ちらっと、お父さんの顔を見ると、お父さんは、深く思いつめたような顔をしていた。
「椿」
隼人が私の手をそっと握る。
「お父さんをお母さんに会わせてあげよう。椿だって、ずっとそうしてほしかっただろ?」
隼人の言う通りだ。私はずっとお父さんに、お母さんに会いに来てほしかった。矛盾してしまう気持ちを抱えながらも、いつか会ってはくれないかと期待していた。

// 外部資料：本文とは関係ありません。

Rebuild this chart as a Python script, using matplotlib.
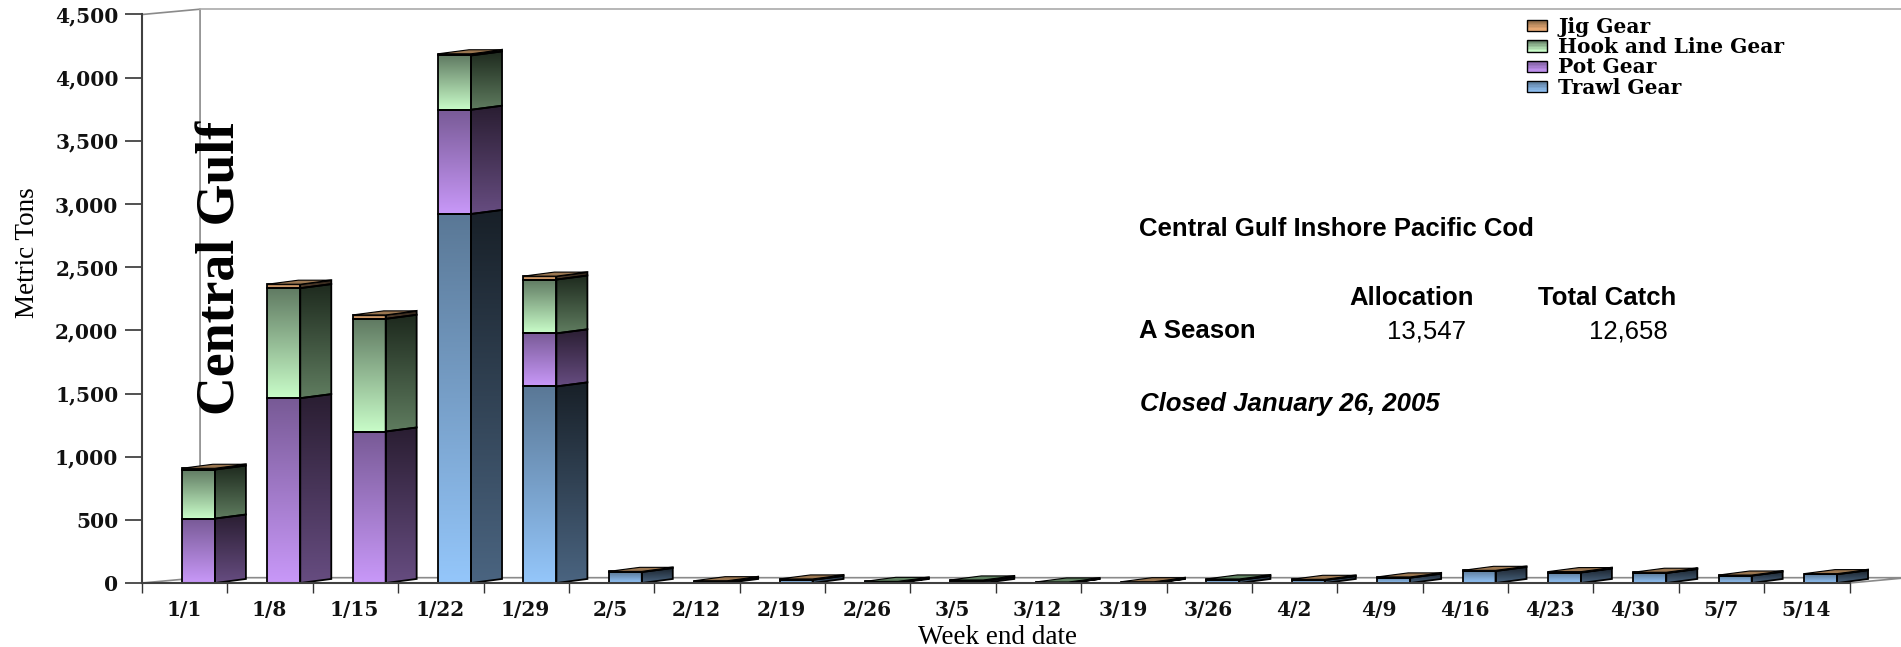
# -*- coding: utf-8 -*-
import numpy as np
import matplotlib
matplotlib.use('Agg')
import matplotlib.pyplot as plt
from matplotlib.legend_handler import HandlerBase
from matplotlib.patches import Patch, Polygon, Rectangle

weeks = ['1/1', '1/8', '1/15', '1/22', '1/29', '2/5', '2/12', '2/19', '2/26', '3/5',
         '3/12', '3/19', '3/26', '4/2', '4/9', '4/16', '4/23', '4/30', '5/7', '5/14']
trawl = [0, 0, 0, 2921, 1556, 87, 10, 25, 5, 16, 1, 2, 24, 23, 42, 95, 83, 79, 58, 69]
pot = [510, 1463, 1199, 825, 420, 0, 0, 0, 0, 0, 0, 0, 0, 0, 0, 0, 0, 0, 0, 0]
hook = [388, 871, 892, 430, 426, 0, 0, 0, 8, 8, 7, 0, 8, 0, 0, 0, 3, 3, 0, 0]
jig = [10, 31, 31, 13, 27, 5, 8, 7, 0, 0, 0, 8, 0, 6, 6, 5, 4, 3, 5, 5]

gear_names = ['Trawl Gear', 'Pot Gear', 'Hook and Line Gear', 'Jig Gear']
y_ticks = [0, 500, 1000, 1500, 2000, 2500, 3000, 3500, 4000, 4500]

table_title = 'Central Gulf Inshore Pacific Cod'
table_cols = ['Allocation', 'Total Catch']
table_row = 'A Season'
table_vals = ['13,547', '12,658']
table_note = 'Closed January 26, 2005'

# light (bottom) / dark (top) shades, front then side
FRONT = [('#94c6fa', '#5a7896'), ('#c898f8', '#785a96'), ('#c8fcc8', '#607a62'), ('#f5b27a', '#8a6a48')]
SIDE = [('#4a6480', '#182028'), ('#664c80', '#2a1e32'), ('#5f7c5f', '#1e2a1e'), ('#5a4430', '#2a2018')]
TOP = ['#4a6480', '#604878', '#5f8060', '#9a7650']

W, H = 1901, 647
X0, X1, Y0, Y1 = 142, 1849.5, 583, 14.5
SERIF = 'Liberation Serif'
TICK_FONT = dict(family='DejaVu Serif', fontweight='bold', fontsize=14.5, color='#111111')

BAR_LEFT, BAR_W = 0.468, 0.386      # front face, in categories
DX, DY = 0.363, 32                  # bar depth
WALL_X, WALL_Y = 0.68, 42           # wall offset


def rgb(c):
    return np.array(matplotlib.colors.to_rgb(c))


def grad_face(ax, pts, light, dark, z):
    pts = np.array(pts)
    col = np.linspace(rgb(light), rgb(dark), 64).reshape(64, 1, 3)
    ext = [pts[:, 0].min(), pts[:, 0].max(), pts[:, 1].min(), pts[:, 1].max()]
    im = ax.imshow(col, origin='lower', extent=ext, aspect='auto', zorder=z, interpolation='bilinear')
    poly = Polygon(pts, closed=True, fc='none', ec='black', lw=1.3, zorder=z + 0.1, clip_on=False)
    ax.add_patch(poly)
    im.set_clip_path(poly)
    im.set_clip_box(fig.bbox)


class GradHandler(HandlerBase):
    def create_artists(self, legend, orig, xd, yd, width, height, fontsize, trans):
        light, dark = orig.grad
        out = []
        n = 8
        for i in range(n):
            c = rgb(light) + (rgb(dark) - rgb(light)) * i / (n - 1)
            out.append(Rectangle((xd * -1, -yd + height * i / n), width, height / n, fc=c, ec='none', transform=trans))
        out.append(Rectangle((-xd, -yd), width, height, fc='none', ec='black', lw=1, transform=trans))
        return out


fig = plt.figure(figsize=(W / 100, H / 100), dpi=100)
ax = fig.add_axes([X0 / W, 1 - Y0 / H, (X1 - X0) / W, (Y0 - Y1) / H])

# walls
ax.plot([0, WALL_X, WALL_X], [4500, 4500 + WALL_Y, WALL_Y], color='#8a8a8a', lw=1.2, clip_on=False, zorder=1)
ax.plot([WALL_X, 21], [4500 + WALL_Y, 4500 + WALL_Y], color='#aaaaaa', lw=1.2, clip_on=False, zorder=1)
ax.plot([0, WALL_X, 20 + WALL_X, 20], [0, WALL_Y, WALL_Y, 0], color='#8a8a8a', lw=1.2, clip_on=False, zorder=1)

series = [trawl, pot, hook, jig]
for i in range(len(weeks)):
    base = 0
    top_gear = 0
    x0 = i + BAR_LEFT
    x1 = x0 + BAR_W
    x2 = x1 + DX
    for g, vals in enumerate(series):
        v = vals[i]
        if v <= 0:
            continue
        t = base + v
        grad_face(ax, [(x0, base), (x1, base), (x1, t), (x0, t)], FRONT[g][0], FRONT[g][1], 3)
        grad_face(ax, [(x1, base), (x2, base + DY), (x2, t + DY), (x1, t)], SIDE[g][0], SIDE[g][1], 3)
        base = t
        top_gear = g
    ax.add_patch(Polygon([(x0, base), (x1, base), (x2, base + DY), (x0 + DX, base + DY)], closed=True,
                         fc=TOP[top_gear], ec='black', lw=0.8, zorder=3.5, clip_on=False))

ax.set_xlim(0, len(weeks))
ax.set_ylim(0, 4500)
for s in ['top', 'right']:
    ax.spines[s].set_visible(False)
for s in ['left', 'bottom']:
    ax.spines[s].set_color('#404040')
    ax.spines[s].set_linewidth(1.5)
    ax.spines[s].set_zorder(4)

ax.set_yticks(y_ticks)
ax.set_yticklabels(['{:,}'.format(v) for v in y_ticks], **TICK_FONT)
ax.tick_params(axis='y', length=12, width=1.2, color='#333333', pad=5)
ax.set_xticks(np.arange(len(weeks) + 1))
ax.set_xticklabels([])
ax.tick_params(axis='x', which='major', length=7, width=1, color='#333333')
ax.set_xticks(np.arange(len(weeks)) + 0.49, minor=True)
ax.set_xticklabels(weeks, minor=True, **TICK_FONT)
ax.tick_params(axis='x', which='minor', length=0, pad=12)

fig.text(27 / W, 1 - 253 / H, 'Metric Tons', family=SERIF, fontsize=19.5, rotation=90, ha='center', va='center')
fig.text(997 / W, 1 - 637 / H, 'Week end date', family=SERIF, fontsize=19.5, ha='center', va='center')
fig.text(221 / W, 1 - 268 / H, 'Central Gulf', family=SERIF, fontweight='bold', fontsize=38.7,
         rotation=90, ha='center', va='center', zorder=6)

# text block
SANS = dict(family='Liberation Sans', fontsize=18.5, va='center')
fig.text(1139 / W, 1 - 229 / H, table_title, fontweight='bold', **SANS)
fig.text(1474 / W, 1 - 298 / H, table_cols[0], fontweight='bold', ha='right', **SANS)
fig.text(1676 / W, 1 - 298 / H, table_cols[1], fontweight='bold', ha='right', **SANS)
fig.text(1139 / W, 1 - 331 / H, table_row, fontweight='bold', **SANS)
fig.text(1466 / W, 1 - 331 / H, table_vals[0], ha='right', **SANS)
fig.text(1668 / W, 1 - 331 / H, table_vals[1], ha='right', **SANS)
fig.text(1140 / W, 1 - 404 / H, table_note, fontweight='bold', fontstyle='italic', **SANS)

# legend, top gear first
handles = []
for g in [3, 2, 1, 0]:
    p = Patch(label=gear_names[g])
    p.grad = FRONT[g]
    handles.append(p)
leg = fig.legend(handles=handles, loc='upper left', bbox_to_anchor=(1513 / W, 1 - 2.5 / H), frameon=False,
                 handler_map={Patch: GradHandler()}, prop=dict(family='DejaVu Serif', weight='bold', size=14.5),
                 labelspacing=0.02, handlelength=1.0, handleheight=0.5, handletextpad=0.55, borderpad=0.2)

fig.savefig('out.png', dpi=100)
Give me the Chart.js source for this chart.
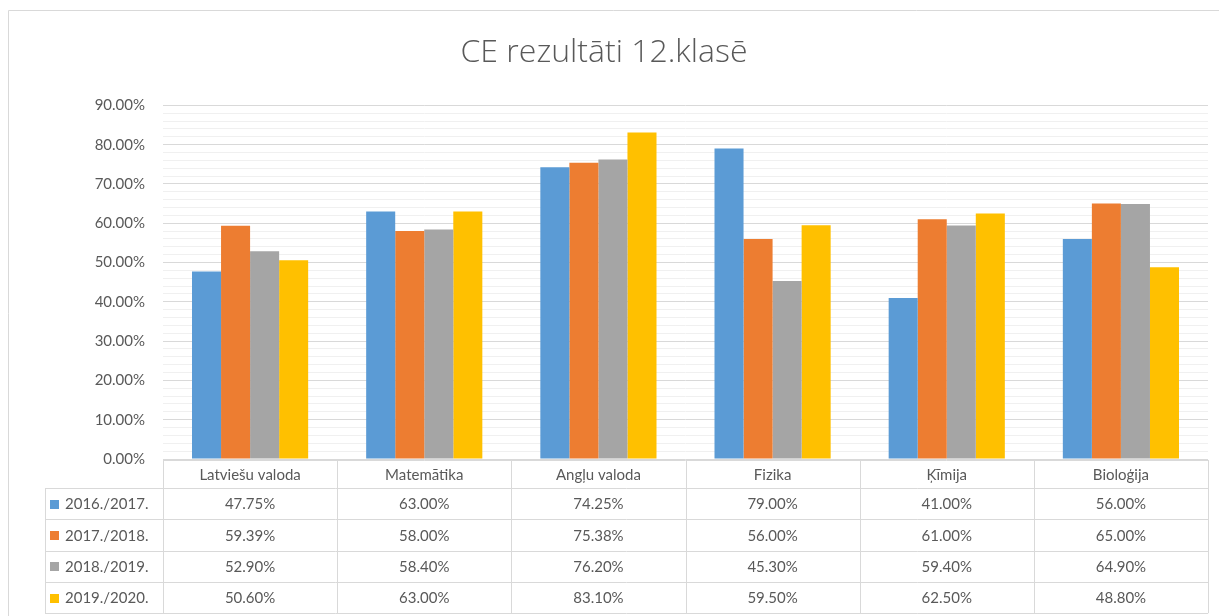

(だって、お母さんが愛しているのは……やっぱり、お父さんだから……)
私は知ってる。お母さんの携帯の待ち受けが、今もお父さんと撮った写真であることを、今も、お父さんと交わしたメールを消せないでいることも。
私はゆっくりと頷いた。
「だけど、もしまた、お母さんを傷つけるようなことをしたら、絶対に許さないからっ……」
私が鋭い瞳でそう言うと、お父さんはその言葉を深く胸に留めるように重々に頷いた。
ドアの前から退ける。
躊躇しているのだろうか。お父さんはドアに手をかけようとして、手を下げる。
そして、落ち着かせるように一息つくと、ドアを開けた。
いきなり現れたお父さんに、お母さんは驚きのあまり声も出せていなかったけど、その表情は、今まで見てきた中で、一番幸せそうだった。